Anyway, hopefully this is it. As the seller, the inspection and anything that comes out of the inspection is your last major hurdle, then you just wait. But there’s nothing to really be wrong with a loft as long as the appliances work and there aren’t leaking pipes and whatnot. This place is solid and a good value for them, and a modest profit for us. It’s a fair deal for both sides, which is the way I want it.

Anyway, according to the countdown app on my phone (shut up), we’re at 20 days until first night in the new place.

Have any of you seen the Netflix show “Love on the Spectrum”? Oh gosh. It’s so heartwarming. You have to watch it, even if you don’t know someone with an ASD. I can see why H, who if you are new here works in special ed with children with ASD, loves these people and feels like they are her people. You can’t watch this without instantly loving them all. It’s worth it, check it out.
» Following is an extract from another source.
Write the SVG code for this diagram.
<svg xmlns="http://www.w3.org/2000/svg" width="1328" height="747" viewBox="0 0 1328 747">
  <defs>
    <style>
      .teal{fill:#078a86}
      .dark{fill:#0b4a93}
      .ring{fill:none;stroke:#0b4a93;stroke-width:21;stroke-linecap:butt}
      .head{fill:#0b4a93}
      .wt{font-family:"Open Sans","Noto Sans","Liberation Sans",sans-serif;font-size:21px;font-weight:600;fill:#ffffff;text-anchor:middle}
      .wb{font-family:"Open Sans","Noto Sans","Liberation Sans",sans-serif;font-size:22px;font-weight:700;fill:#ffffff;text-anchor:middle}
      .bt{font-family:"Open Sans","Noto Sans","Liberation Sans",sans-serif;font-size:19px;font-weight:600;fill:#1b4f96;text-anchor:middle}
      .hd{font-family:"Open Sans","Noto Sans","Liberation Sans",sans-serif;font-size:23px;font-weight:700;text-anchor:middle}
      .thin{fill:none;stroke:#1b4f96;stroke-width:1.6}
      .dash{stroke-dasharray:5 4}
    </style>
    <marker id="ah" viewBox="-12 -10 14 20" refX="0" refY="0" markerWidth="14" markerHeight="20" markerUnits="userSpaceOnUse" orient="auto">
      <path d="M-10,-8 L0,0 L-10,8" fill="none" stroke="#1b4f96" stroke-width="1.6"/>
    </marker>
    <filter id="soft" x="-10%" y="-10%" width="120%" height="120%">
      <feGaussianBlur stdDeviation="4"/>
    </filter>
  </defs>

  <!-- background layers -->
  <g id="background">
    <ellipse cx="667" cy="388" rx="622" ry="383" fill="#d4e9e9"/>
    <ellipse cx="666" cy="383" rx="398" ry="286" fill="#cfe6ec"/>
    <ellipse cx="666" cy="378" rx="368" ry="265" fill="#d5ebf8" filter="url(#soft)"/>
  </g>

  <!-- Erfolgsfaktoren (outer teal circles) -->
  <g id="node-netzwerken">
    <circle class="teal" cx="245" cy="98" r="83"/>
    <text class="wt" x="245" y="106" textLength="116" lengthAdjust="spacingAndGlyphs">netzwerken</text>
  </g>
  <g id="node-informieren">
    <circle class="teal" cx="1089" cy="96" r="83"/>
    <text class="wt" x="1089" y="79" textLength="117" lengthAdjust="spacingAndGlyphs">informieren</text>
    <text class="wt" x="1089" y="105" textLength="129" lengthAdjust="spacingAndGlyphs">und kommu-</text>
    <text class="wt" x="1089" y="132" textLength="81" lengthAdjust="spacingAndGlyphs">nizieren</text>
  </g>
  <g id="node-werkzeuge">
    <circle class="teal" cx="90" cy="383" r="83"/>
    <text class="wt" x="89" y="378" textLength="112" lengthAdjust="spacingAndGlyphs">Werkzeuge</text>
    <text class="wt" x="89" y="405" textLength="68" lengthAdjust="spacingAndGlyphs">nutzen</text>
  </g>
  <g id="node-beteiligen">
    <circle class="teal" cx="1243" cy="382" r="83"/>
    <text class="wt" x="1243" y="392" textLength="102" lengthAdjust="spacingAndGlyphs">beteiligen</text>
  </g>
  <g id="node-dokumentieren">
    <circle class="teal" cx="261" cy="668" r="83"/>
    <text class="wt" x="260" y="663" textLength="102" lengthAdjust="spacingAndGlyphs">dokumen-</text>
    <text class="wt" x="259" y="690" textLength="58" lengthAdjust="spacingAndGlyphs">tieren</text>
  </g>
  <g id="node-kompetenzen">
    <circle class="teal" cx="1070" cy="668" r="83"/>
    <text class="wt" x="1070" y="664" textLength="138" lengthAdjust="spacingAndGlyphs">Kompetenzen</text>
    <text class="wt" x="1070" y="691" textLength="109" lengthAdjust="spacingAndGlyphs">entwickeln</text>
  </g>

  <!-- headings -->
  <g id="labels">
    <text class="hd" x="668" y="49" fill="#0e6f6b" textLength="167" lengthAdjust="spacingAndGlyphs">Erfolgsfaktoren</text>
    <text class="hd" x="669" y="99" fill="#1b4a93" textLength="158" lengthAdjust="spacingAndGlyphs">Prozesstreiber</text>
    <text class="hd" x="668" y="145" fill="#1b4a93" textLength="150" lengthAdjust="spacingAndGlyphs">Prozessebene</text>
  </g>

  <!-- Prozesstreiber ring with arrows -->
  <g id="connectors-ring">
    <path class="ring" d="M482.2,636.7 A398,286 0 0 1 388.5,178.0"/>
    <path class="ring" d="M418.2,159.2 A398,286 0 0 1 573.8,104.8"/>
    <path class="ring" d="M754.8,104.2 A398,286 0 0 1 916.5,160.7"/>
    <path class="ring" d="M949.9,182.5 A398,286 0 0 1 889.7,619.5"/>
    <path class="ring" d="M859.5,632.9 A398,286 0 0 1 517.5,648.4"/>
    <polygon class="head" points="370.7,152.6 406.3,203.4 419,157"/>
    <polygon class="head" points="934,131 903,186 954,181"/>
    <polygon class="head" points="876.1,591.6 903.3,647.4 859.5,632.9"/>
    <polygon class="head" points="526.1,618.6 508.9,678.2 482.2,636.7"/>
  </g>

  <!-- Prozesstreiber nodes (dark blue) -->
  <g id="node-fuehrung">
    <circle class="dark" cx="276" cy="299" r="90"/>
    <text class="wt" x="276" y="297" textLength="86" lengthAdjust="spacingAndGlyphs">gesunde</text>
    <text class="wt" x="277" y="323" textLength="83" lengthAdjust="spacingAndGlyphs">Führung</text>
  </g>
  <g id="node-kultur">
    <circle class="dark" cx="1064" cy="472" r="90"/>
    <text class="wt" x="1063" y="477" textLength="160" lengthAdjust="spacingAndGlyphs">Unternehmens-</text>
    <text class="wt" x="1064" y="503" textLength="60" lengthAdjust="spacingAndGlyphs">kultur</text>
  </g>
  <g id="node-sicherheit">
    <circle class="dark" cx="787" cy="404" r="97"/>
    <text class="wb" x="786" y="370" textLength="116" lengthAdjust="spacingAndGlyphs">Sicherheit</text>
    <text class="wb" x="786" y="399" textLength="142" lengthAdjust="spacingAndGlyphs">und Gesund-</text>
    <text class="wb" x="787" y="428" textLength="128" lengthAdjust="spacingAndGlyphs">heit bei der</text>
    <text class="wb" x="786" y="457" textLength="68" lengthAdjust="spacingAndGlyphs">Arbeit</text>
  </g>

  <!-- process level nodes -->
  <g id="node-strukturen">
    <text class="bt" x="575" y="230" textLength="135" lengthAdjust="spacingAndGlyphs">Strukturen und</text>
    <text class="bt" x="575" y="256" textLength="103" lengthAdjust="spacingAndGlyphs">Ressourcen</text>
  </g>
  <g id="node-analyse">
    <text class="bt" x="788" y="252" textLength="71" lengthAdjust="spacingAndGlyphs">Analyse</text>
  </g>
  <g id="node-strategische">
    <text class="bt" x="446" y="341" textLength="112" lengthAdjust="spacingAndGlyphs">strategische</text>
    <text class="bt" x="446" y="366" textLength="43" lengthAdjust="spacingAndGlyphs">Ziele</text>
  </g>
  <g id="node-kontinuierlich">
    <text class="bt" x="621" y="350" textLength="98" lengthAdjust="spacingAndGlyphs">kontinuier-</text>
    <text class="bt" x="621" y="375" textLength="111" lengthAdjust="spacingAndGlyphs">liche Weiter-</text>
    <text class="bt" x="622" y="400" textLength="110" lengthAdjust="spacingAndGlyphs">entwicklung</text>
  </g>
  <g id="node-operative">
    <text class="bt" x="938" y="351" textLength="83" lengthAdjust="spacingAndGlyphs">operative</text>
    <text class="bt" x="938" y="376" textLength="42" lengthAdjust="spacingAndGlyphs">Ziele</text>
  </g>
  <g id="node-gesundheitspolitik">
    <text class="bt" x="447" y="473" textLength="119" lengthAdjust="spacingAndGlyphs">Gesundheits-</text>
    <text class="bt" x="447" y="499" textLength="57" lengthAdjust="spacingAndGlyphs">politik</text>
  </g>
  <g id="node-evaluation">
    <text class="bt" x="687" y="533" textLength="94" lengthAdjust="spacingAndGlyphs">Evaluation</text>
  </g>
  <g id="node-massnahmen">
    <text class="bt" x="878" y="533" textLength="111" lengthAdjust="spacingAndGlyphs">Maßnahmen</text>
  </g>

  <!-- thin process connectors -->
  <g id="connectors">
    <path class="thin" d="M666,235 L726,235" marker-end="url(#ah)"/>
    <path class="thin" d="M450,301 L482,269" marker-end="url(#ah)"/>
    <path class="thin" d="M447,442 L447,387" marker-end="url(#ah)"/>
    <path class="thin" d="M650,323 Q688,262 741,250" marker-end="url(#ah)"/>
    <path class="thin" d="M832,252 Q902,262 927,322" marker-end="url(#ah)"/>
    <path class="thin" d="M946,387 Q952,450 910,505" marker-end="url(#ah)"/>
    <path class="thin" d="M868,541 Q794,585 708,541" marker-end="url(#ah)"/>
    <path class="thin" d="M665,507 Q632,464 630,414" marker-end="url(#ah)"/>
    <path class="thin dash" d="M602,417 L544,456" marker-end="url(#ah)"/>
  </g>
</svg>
In sadder news, my brother and his girlfriend seem to have split. They have been off and on over the last few years, but about 2 years ago they had a surprise pregnancy, and my little niece was born who is going to be 1 in a couple of weeks. I don’t know what happened, but it seems like they have split for good this time.

I feel really bad for him, he really tried hard and put everything he had into this. He sided with her and their daughter when my mom offended her by… being my mom, being a little crazy. He seems to have put everything he had into this but it couldn’t work, in the end. He has had to move out and the whole 9 yards. Now they end up fighting in court for basic dad rights. Ugh. Why does it have to be this way?

It’s a hard situation, because my mom did and said some things to her and about her that were not cool shortly after their daughter was born. No excuse for that, but then she responded by completely kicking them out of her life forever. I know you were offended and rightly so, but they missed their first granddaughter’s entire first year of life, basically, and it has hurt them beyond measure. And as things got nasty she said some of the most hurtful things to them, it’s sad all the way around. Like I said, why does it have to be this way?

I feel like my mom was to blame for the whole thing starting, but unforgiveness is such a horrible thing, you know? Especially when the other side is so completely contrite. Unforgiveness is like drinking poison and hoping the other person dies. I really hope that with the benefit of time and distance there will be some kind of a thaw, because my brother really is the most devoted dad. Every kid needs and deserves a dad like him.